Always be mindful of the animation for your jump attacks. Like we said earlier, jumping technically puts you in the immediate area around the targeted enemy, so you’ll get hit by any attacks the area traversed. Not being careful with your jumps is a good way to bring about a sudden death.
Dragoon has such high damage output that you can inadvertently end up drawing the aggro of enemies, so you need to be aware of that in dungeons. If the party’s tank is still pulling enemies you might not want to launch into a full combo, and if you do pull aggro on accident you need to rush toward the tank so they can take it back.
Keep in mind the Dragoon doesn’t have as high of defense as other melee DPS. Because the Dragoon has such a focus on criticals and damage output, its armor innately doesn’t have the same defensive stats as other jobs. Because of this you’ll want to avoid damage as much as possible so you don’t put undue stress on the party’s healer. At the same time don’t be afraid to use your own recovery abilities; Life Surge, Second Wing, and Bloodbath.

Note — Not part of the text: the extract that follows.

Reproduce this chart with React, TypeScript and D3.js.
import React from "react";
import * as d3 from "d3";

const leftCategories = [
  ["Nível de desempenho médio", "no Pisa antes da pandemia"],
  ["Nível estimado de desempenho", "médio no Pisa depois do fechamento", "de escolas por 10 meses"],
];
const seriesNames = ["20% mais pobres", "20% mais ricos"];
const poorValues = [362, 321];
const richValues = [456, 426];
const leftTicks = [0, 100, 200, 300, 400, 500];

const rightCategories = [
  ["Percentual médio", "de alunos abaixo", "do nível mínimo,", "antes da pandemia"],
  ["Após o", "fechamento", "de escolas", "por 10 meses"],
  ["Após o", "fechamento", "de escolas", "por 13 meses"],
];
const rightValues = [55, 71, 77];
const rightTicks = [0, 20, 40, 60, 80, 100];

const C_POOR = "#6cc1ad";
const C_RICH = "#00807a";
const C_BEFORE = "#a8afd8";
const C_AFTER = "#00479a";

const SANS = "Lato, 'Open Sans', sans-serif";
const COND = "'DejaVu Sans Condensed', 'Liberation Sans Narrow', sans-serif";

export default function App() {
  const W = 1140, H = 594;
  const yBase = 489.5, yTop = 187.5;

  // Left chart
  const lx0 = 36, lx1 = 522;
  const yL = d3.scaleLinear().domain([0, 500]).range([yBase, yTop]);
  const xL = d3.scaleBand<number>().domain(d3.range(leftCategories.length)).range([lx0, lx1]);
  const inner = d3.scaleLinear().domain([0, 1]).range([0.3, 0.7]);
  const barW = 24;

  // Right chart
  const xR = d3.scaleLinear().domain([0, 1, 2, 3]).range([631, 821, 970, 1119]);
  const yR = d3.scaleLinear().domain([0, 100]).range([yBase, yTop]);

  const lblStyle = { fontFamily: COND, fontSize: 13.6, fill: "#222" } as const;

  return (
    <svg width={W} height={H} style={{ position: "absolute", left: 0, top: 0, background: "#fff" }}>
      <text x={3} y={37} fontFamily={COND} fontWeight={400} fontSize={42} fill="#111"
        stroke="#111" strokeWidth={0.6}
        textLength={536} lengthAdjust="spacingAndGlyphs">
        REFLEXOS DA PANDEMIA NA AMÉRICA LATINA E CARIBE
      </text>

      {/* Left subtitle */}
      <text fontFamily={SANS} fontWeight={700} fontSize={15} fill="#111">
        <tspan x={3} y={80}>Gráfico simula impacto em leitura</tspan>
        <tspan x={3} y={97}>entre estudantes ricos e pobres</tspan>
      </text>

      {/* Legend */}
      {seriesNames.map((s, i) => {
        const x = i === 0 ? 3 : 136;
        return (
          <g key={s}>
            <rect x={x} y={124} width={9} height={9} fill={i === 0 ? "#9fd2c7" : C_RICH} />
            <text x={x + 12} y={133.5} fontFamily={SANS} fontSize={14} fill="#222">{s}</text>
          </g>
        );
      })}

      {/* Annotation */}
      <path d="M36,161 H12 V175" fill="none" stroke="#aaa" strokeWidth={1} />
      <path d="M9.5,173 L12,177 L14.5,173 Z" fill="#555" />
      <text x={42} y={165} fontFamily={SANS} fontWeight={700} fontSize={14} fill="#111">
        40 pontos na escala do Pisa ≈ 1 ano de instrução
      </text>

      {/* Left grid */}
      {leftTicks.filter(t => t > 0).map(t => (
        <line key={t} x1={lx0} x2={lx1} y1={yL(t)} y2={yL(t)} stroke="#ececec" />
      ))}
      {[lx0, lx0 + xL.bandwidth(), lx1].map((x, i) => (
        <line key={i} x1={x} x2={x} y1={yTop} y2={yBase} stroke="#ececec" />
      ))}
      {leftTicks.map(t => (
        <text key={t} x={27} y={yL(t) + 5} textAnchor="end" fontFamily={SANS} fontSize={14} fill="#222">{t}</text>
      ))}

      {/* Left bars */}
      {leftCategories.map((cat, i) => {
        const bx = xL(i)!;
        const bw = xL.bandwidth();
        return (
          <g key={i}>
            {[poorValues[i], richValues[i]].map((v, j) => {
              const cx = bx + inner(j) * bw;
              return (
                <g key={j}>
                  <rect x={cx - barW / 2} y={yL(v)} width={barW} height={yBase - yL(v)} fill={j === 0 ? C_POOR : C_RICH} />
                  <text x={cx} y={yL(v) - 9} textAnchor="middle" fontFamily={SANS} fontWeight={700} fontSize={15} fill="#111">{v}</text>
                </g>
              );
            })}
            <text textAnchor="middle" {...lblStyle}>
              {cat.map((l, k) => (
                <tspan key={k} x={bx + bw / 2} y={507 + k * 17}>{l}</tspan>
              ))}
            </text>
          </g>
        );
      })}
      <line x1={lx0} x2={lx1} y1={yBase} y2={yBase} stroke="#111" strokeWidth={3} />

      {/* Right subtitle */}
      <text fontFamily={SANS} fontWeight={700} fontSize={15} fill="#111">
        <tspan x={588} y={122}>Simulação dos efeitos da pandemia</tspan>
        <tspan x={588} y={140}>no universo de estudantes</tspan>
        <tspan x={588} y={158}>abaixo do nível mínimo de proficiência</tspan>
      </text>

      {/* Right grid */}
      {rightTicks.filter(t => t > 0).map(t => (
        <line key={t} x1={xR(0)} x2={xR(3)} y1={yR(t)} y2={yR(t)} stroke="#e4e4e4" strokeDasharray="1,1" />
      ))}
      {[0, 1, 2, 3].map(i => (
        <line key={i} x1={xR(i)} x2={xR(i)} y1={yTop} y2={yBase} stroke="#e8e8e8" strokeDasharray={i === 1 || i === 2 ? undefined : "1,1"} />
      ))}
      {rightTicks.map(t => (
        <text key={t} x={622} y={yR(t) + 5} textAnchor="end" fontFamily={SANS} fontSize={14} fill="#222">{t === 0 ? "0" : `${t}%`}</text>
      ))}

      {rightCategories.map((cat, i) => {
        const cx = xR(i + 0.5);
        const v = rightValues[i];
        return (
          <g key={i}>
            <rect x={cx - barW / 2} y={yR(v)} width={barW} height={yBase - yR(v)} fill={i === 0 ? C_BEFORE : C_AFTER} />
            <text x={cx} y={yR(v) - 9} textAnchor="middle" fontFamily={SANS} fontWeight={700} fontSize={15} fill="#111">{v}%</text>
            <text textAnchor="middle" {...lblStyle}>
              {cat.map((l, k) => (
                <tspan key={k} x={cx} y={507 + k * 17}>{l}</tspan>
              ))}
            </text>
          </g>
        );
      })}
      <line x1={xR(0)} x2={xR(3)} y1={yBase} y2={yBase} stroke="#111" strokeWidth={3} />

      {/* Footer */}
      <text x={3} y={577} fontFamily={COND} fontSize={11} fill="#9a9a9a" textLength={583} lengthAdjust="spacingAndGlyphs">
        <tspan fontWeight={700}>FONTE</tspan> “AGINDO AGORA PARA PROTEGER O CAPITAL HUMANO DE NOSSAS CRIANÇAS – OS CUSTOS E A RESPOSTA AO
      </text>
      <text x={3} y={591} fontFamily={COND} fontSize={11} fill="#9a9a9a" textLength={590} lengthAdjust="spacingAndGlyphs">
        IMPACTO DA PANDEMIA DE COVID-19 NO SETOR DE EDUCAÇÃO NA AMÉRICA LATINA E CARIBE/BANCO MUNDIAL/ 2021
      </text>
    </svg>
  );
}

Dragoon Stat Priorities, Materia, and Food

With Dragoon, you should always be prioritizing Strength and Weapon damage for gear, which are actually products of Item Level. Substats are where Materia melding comes into play, but it isn’t something you’ll need to really think about until the endgame or higher-level content. When it comes to prioritizing substats, you should be focusing on Critical Hit first because of the way Dragoon’s buffs work and the way FFXIV calculates damage output. If a piece of gear has maxed out on Critical Hit, Determination and Direct Hit are the other things to focus on, with a slight favor toward the latter.

In terms of food, you’ll want to use dishes that focus on raising Crit, Det, and DH. Right now, the best you can get is Carrot Pudding (HQ) which would be your go-to for endgame level 90 content. You can always use the Market Board to purchase these if you don’t have a Culinarian Job up to the task. Finally, the only potion you’ll need is the Grade 7 Tincture of Strength, which will directly affect your melee damage.